Gadot initially signed a contract for three DC Extended Universe (DCEU) films, including Wonder Woman, a contract which was later extended to include additional DCEU projects. Jenkins initially signed on for only one film, but began working on a sequel with Geoff Johns. At the 2017 San Diego Comic-Con, Warner Bros. officially announced a sequel, initially titled Wonder Woman 2, set for release in December 2019. It was confirmed in September 2017 that Jenkins and Gadot would return for the sequel, and that David Callaham would co-write the script with Jenkins and Johns.
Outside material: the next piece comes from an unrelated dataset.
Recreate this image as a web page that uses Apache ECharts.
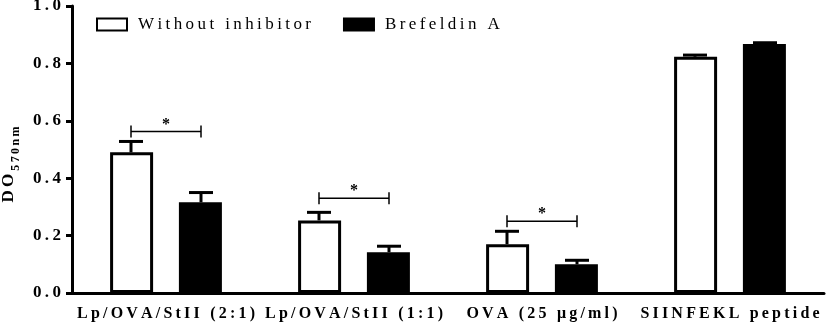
<!DOCTYPE html>
<html>
<head>
<meta charset="utf-8">
<script src="https://cdn.jsdelivr.net/npm/echarts@6/dist/echarts.min.js"></script>
<style>
  html, body { margin: 0; padding: 0; background: #fff; }
  #chart { width: 829px; height: 331px; }
</style>
</head>
<body>
<div id="chart"></div>
<script>
// data
const categories = ['Lp/OVA/StII (2:1)', 'Lp/OVA/StII (1:1)', 'OVA (25 \u03bcg/ml)', 'SIINFEKL peptide'];
const withoutInhibitor = [0.49, 0.253, 0.17, 0.823];
const withoutInhibitorErr = [0.038, 0.028, 0.045, 0.006];
const brefeldinA = [0.316, 0.142, 0.10, 0.868];
const brefeldinAErr = [0.034, 0.021, 0.014, 0.004];
const sigBracketY = [0.5625, 0.33, 0.25, null];
const yMin = 0, yMax = 1.0, yStep = 0.2;

const serif = '"Liberation Serif", "Times New Roman", serif';
// spread letters like the original figure
function spread(s) {
  return s.split('').join('\u2009');
}

const chart = echarts.init(document.getElementById('chart'));

const barW = 46;
const offs = 35;

function errorItem(sign, errs) {
  return function (params, api) {
    const i = api.value(0);
    const v = api.value(1);
    const e = errs[i];
    const p0 = api.coord([i, v]);
    const p1 = api.coord([i, v + e]);
    const x = p0[0] + sign * offs;
    const st = { stroke: '#000', lineWidth: 3 };
    return {
      type: 'group',
      children: [
        { type: 'line', shape: { x1: x, y1: p0[1], x2: x, y2: p1[1] }, style: st },
        { type: 'line', shape: { x1: x - 12, y1: p1[1], x2: x + 12, y2: p1[1] }, style: st }
      ]
    };
  };
}

const bracketData = [];
sigBracketY.forEach(function (y, i) { if (y != null) bracketData.push([i, y]); });

chart.setOption({
  animation: false,
  grid: { left: 72, right: 5, top: 6, bottom: 38, containLabel: false, outerBoundsMode: 'none' },
  legend: {
    left: 91,
    top: 11,
    itemWidth: 30,
    itemHeight: 12,
    itemGap: 32,
    icon: 'rect',
    textStyle: { fontFamily: serif, fontSize: 17, color: '#000', padding: [0, 0, 0, 6] },
    formatter: function (n) { return spread(n); },
    data: ['Without inhibitor', 'Brefeldin A']
  },
  xAxis: {
    type: 'category',
    data: categories,
    axisLine: { lineStyle: { color: '#000', width: 3 } },
    axisTick: { alignWithLabel: true, length: 6, lineStyle: { width: 3, color: '#000' } },
    axisLabel: {
      margin: 13,
      fontFamily: serif,
      fontWeight: 'bold',
      fontSize: 16,
      color: '#000',
      interval: 0,
      hideOverlap: false,
      formatter: function (v) { return spread(v); }
    }
  },
  yAxis: {
    type: 'value',
    min: yMin,
    max: yMax,
    interval: yStep,
    name: '{a|' + spread('DO') + '}{b| ' + spread('570nm') + '}',
    nameLocation: 'middle',
    nameRotate: 90,
    nameGap: 52,
    nameTextStyle: {
      padding: [0, 0, 0, -30],
      rich: {
        a: { fontFamily: serif, fontWeight: 'bold', fontSize: 17, color: '#000' },
        b: { fontFamily: serif, fontWeight: 'bold', fontSize: 12, color: '#000', verticalAlign: 'bottom', padding: [0, 0, -5, 0] }
      }
    },
    splitLine: { show: false },
    axisLine: { show: true, lineStyle: { color: '#000', width: 3 } },
    axisTick: { show: true, length: 6, lineStyle: { width: 3, color: '#000' } },
    axisLabel: {
      margin: 11,
      fontFamily: serif,
      fontWeight: 'bold',
      fontSize: 17,
      color: '#000',
      formatter: function (v) { return spread(v.toFixed(1)); }
    }
  },
  series: [
    {
      name: 'Without inhibitor',
      type: 'bar',
      data: withoutInhibitor,
      barWidth: barW - 3,
      barGap: '60%',
      itemStyle: { color: '#fff', borderColor: '#000', borderWidth: 3 }
    },
    {
      name: 'Brefeldin A',
      type: 'bar',
      data: brefeldinA,
      barWidth: barW - 3,
      barGap: '60%',
      itemStyle: { color: '#000', borderColor: '#000', borderWidth: 3 }
    },
    {
      type: 'custom',
      renderItem: errorItem(-1, withoutInhibitorErr),
      data: withoutInhibitor.map(function (v, i) { return [i, v]; }),
      z: 1
    },
    {
      type: 'custom',
      renderItem: errorItem(1, brefeldinAErr),
      data: brefeldinA.map(function (v, i) { return [i, v]; }),
      z: 1
    },
    {
      type: 'custom',
      data: bracketData,
      renderItem: function (params, api) {
        const i = api.value(0);
        const p = api.coord([i, api.value(1)]);
        const x1 = p[0] - offs, x2 = p[0] + offs;
        const st = { stroke: '#000', lineWidth: 1.5 };
        return {
          type: 'group',
          children: [
            { type: 'line', shape: { x1: x1, y1: p[1], x2: x2, y2: p[1] }, style: st },
            { type: 'line', shape: { x1: x1, y1: p[1] - 6, x2: x1, y2: p[1] + 6 }, style: st },
            { type: 'line', shape: { x1: x2, y1: p[1] - 6, x2: x2, y2: p[1] + 6 }, style: st },
            {
              type: 'text',
              style: {
                x: p[0], y: p[1] + 1, text: '*',
                fill: '#000', font: 'bold 16px ' + serif,
                textAlign: 'center', textVerticalAlign: 'bottom'
              }
            }
          ]
        };
      }
    }
  ]
});
</script>
</body>
</html>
In March 2018, Kristen Wiig was confirmed to play Cheetah, the villain of the film. That same month, it was announced that Pedro Pascal would have a key role in the film. By May, long-time DCEU producer Zack Snyder confirmed that he, along with his wife Deborah Snyder, would serve as producers on the Wonder Woman sequel. In June, the title of the film was announced as Wonder Woman 1984. The film's release was delayed several times, due in part to the COVID-19 pandemic, and it was not released until December 25, 2020. Following Wonder Woman 1984, plans for Wonder Woman 3 were cancelled during a restructuring of the DC Universe (DCU) under new co-CEOs James Gunn and Peter Safran.